==== Provided data
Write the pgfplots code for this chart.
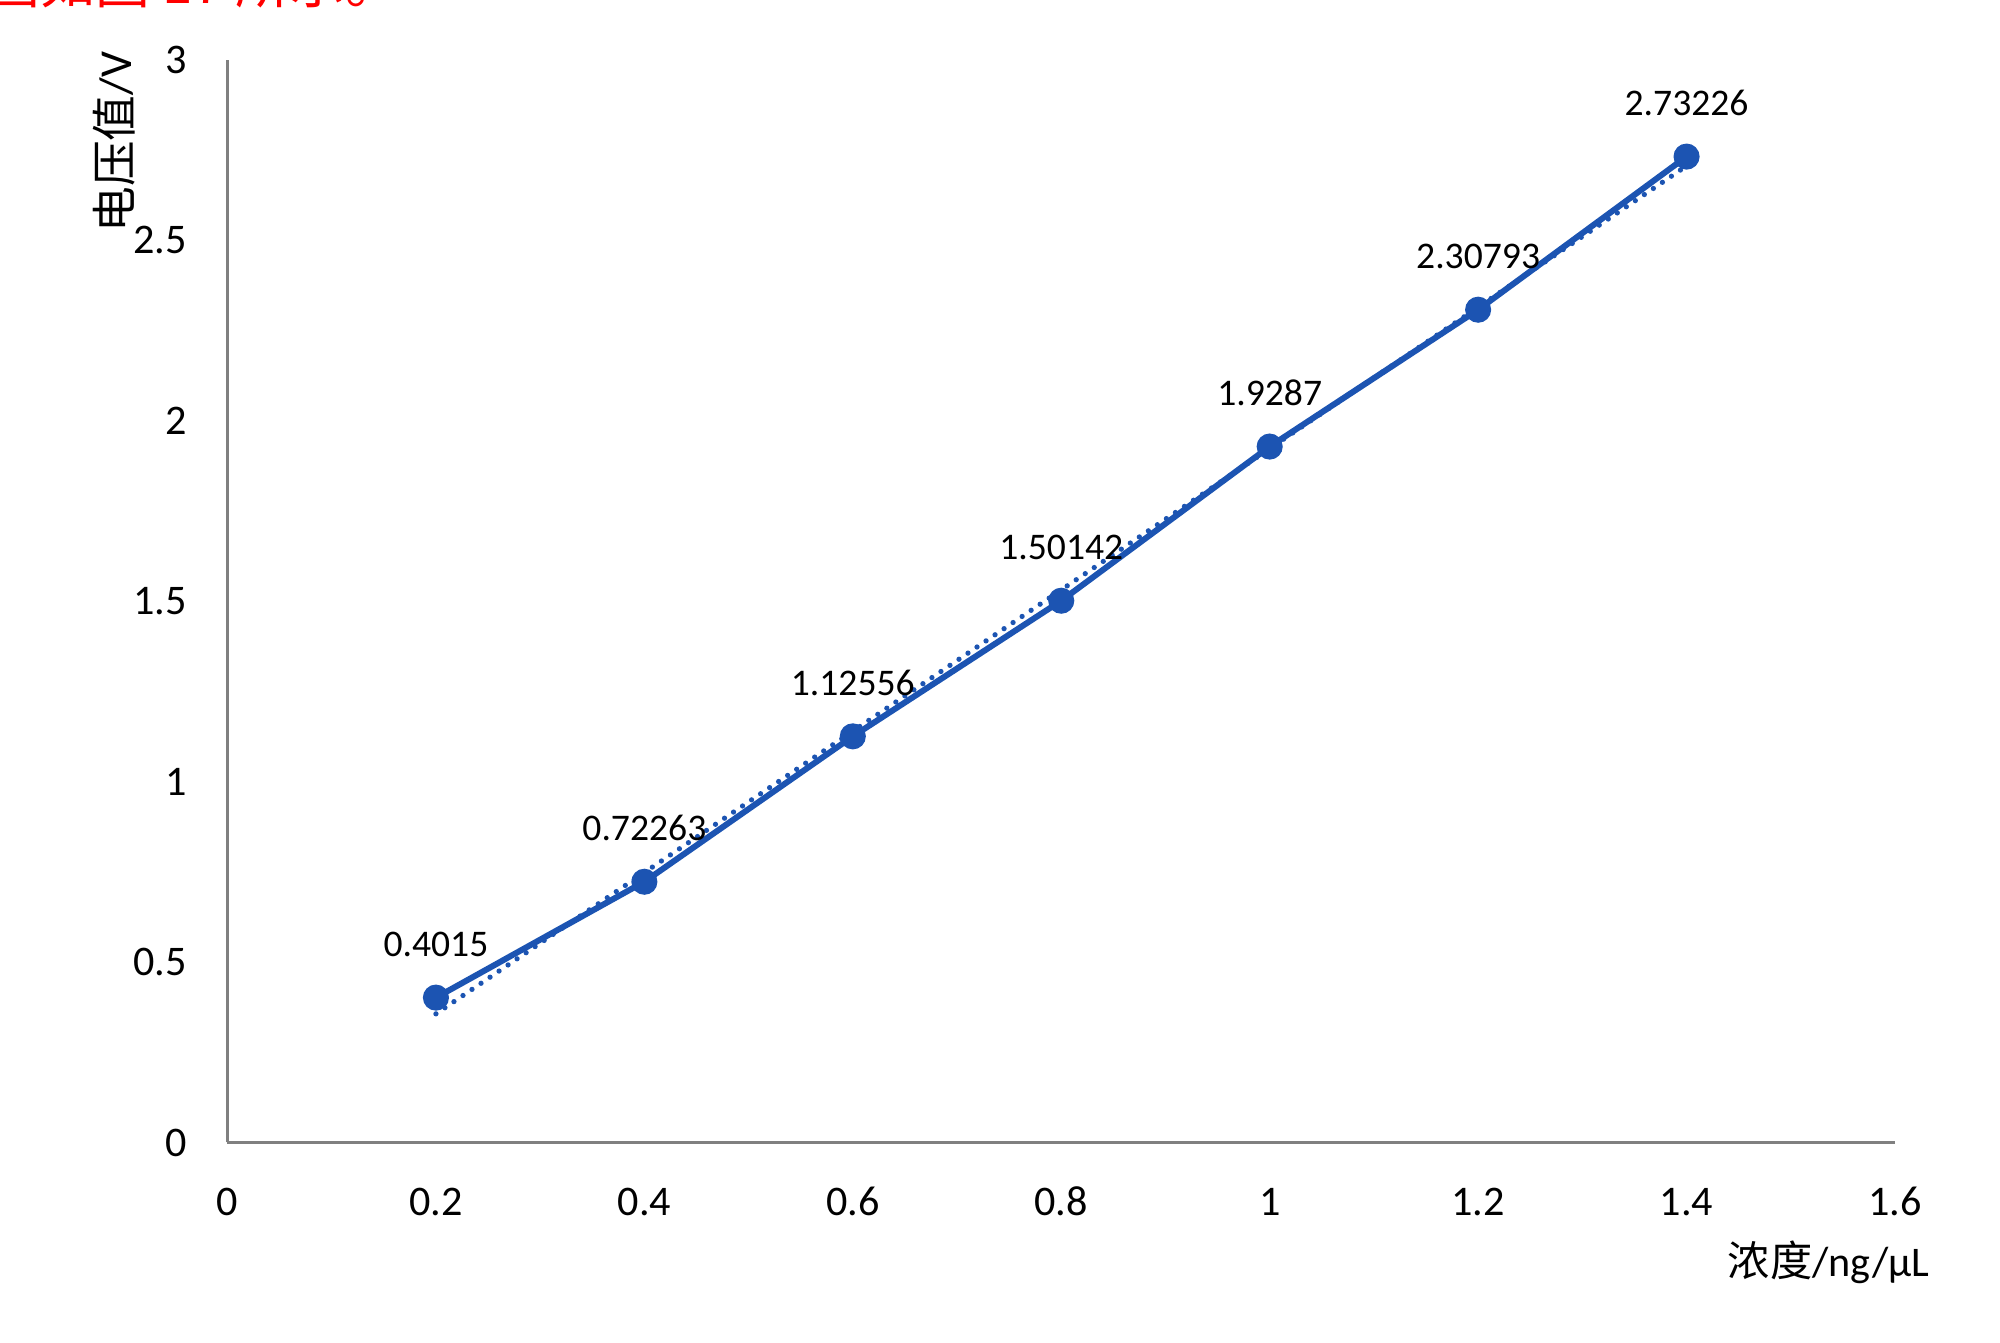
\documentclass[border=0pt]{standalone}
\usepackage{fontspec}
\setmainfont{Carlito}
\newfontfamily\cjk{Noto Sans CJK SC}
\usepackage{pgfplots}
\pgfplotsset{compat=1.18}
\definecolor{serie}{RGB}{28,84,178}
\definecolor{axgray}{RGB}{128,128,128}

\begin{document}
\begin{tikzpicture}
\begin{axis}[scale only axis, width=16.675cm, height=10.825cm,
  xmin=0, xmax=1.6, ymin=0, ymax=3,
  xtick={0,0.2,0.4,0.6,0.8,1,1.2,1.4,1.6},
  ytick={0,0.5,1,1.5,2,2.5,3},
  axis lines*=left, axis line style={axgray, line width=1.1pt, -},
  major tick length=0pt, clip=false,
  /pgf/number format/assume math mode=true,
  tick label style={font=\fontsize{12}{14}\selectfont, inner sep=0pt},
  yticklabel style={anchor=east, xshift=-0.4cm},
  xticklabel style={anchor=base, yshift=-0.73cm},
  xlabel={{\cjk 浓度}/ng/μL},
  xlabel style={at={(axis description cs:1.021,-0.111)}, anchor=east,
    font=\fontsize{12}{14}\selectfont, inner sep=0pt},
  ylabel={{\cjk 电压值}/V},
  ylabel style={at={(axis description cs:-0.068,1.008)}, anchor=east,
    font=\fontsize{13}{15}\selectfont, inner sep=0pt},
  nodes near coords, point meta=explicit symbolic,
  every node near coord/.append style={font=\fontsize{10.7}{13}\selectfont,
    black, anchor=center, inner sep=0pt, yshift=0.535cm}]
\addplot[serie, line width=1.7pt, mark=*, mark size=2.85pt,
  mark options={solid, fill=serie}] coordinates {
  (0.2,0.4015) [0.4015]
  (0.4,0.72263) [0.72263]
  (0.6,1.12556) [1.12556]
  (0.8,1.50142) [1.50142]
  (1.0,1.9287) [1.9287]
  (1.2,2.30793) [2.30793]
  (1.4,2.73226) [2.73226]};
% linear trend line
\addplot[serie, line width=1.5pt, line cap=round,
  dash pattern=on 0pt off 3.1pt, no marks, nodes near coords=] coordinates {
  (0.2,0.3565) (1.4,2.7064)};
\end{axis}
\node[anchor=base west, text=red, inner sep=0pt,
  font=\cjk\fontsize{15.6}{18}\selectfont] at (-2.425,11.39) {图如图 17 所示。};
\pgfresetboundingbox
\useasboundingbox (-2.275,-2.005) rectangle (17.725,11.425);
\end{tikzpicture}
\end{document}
========
• _Request_
Give an exact reproduction of every line, leaving out any picture.

• _Final result_
Write the pgfplots code for this chart.
\documentclass[border=0pt]{standalone}
\usepackage{fontspec}
\setmainfont{Carlito}
\newfontfamily\cjk{Noto Sans CJK SC}
\usepackage{pgfplots}
\pgfplotsset{compat=1.18}
\definecolor{serie}{RGB}{28,84,178}
\definecolor{axgray}{RGB}{128,128,128}

\begin{document}
\begin{tikzpicture}
\begin{axis}[scale only axis, width=16.675cm, height=10.825cm,
  xmin=0, xmax=1.6, ymin=0, ymax=3,
  xtick={0,0.2,0.4,0.6,0.8,1,1.2,1.4,1.6},
  ytick={0,0.5,1,1.5,2,2.5,3},
  axis lines*=left, axis line style={axgray, line width=1.1pt, -},
  major tick length=0pt, clip=false,
  /pgf/number format/assume math mode=true,
  tick label style={font=\fontsize{12}{14}\selectfont, inner sep=0pt},
  yticklabel style={anchor=east, xshift=-0.4cm},
  xticklabel style={anchor=base, yshift=-0.73cm},
  xlabel={{\cjk 浓度}/ng/μL},
  xlabel style={at={(axis description cs:1.021,-0.111)}, anchor=east,
    font=\fontsize{12}{14}\selectfont, inner sep=0pt},
  ylabel={{\cjk 电压值}/V},
  ylabel style={at={(axis description cs:-0.068,1.008)}, anchor=east,
    font=\fontsize{13}{15}\selectfont, inner sep=0pt},
  nodes near coords, point meta=explicit symbolic,
  every node near coord/.append style={font=\fontsize{10.7}{13}\selectfont,
    black, anchor=center, inner sep=0pt, yshift=0.535cm}]
\addplot[serie, line width=1.7pt, mark=*, mark size=2.85pt,
  mark options={solid, fill=serie}] coordinates {
  (0.2,0.4015) [0.4015]
  (0.4,0.72263) [0.72263]
  (0.6,1.12556) [1.12556]
  (0.8,1.50142) [1.50142]
  (1.0,1.9287) [1.9287]
  (1.2,2.30793) [2.30793]
  (1.4,2.73226) [2.73226]};
% linear trend line
\addplot[serie, line width=1.5pt, line cap=round,
  dash pattern=on 0pt off 3.1pt, no marks, nodes near coords=] coordinates {
  (0.2,0.3565) (1.4,2.7064)};
\end{axis}
\node[anchor=base west, text=red, inner sep=0pt,
  font=\cjk\fontsize{15.6}{18}\selectfont] at (-2.425,11.39) {图如图 17 所示。};
\pgfresetboundingbox
\useasboundingbox (-2.275,-2.005) rectangle (17.725,11.425);
\end{tikzpicture}
\end{document}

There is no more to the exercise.